New Mexico Bill Would Require Seat Belts on New School Buses

Sadiah Thompson
Posted on February 5, 2019

State lawmakers introduced a bill that would require all new school buses to come equipped with seat belts and electronic stability control and collision avoidance systems. Photo courtesy Des Moines (Iowa) Public Schools
State lawmakers introduced a bill that would require all new school buses to come equipped with seat belts and electronic stability control and collision avoidance systems. Photo courtesy Des Moines (Iowa) Public Schools
SANTA FE, N.M. — State lawmakers here have introduced legislation that would require seat belts on new school buses, KRWG reports.

House Bill 265, introduced by Rep. Jack Chatfield and Rep. Bill Rehm, would require that all new school buses purchased on or after Jan. 2020 come equipped with seat belts. The buses would also be required to include electronic stability control and collision avoidance systems.

Chatfield told KRWG that since students are expected to wear seat belts in a personal vehicle, the same should apply for when they are riding in school buses. Rep. Rehm added that “automatic braking and traction control will add more safety to school bus travel.”

HB 265 is currently scheduled for review by the House Education Committee, according to the state legislature's website. If the legislation is passed, New Mexico would be joining several other states, including California, Nevada, New York, New Jersey, and Florida, that require seat belts on school buses.

As SBF previously reported in August, New Jersey Gov. Phil Murphy signed a law that upgrades the requirement for seat belts on new school buses from lap-only belts to lap-shoulder belts. The legislation was created in response to a school bus crash that killed a teacher and a student in May. The bus was carrying 38 students and seven adults from Paramus Public Schools, and had collided with a dump truck on a highway.

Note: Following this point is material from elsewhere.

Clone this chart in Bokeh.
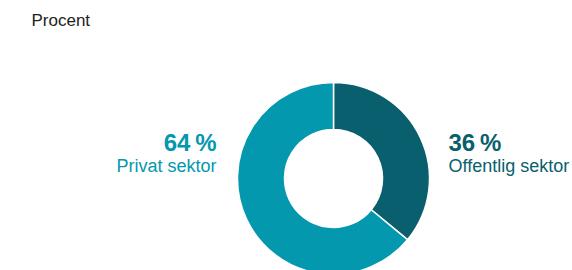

Related Topics: electronic stability control, New Mexico, seat belts

Sadiah Thompson Assistant Editor
Comments ( 2 )
  • Bob Thompson

     | about 7 days ago

    I respectfully disagree! Talk to the school bus drivers and you will hear a different view. Put a bus full of elementary students in seat belts and see what happens if the bus catches fire. How does one bus driver assist 50 (+) panicked children out of their seat belts and out of the bus quickly? From the point of ignition to fully engulfed in flames takes only 3 minutes. How many lives would be lost because the extra time it takes to evacuate (this doesn't even take into account the smoke and fumes from the fire)? This also applies to a bus ending up in a water hazard (river, pond, etc.). In a rollover accident, you now have students suspended, unable to free themselves due to inertia locks and their own weight on the belts. How many internal injuries would be suffered and they are trapped, suspended. (Add water or fire to this and you have a disaster!) The yellow school bus is still the safest form of transportation in this country and has been for several years! If you truly want to make them safer, then make sure the drivers and properly vetted and trained. Of the recent fatal accidents that made national news, there were some drivers unqualified in the buses making poor and, many times, reckless decisions that caused the accidents. For the cost of the seat belts, spend the money for ongoing driver training, proper vetting and pay that matches the tremendous responsibility the drivers shoulder everyday. They are the most valuable tool in student safety!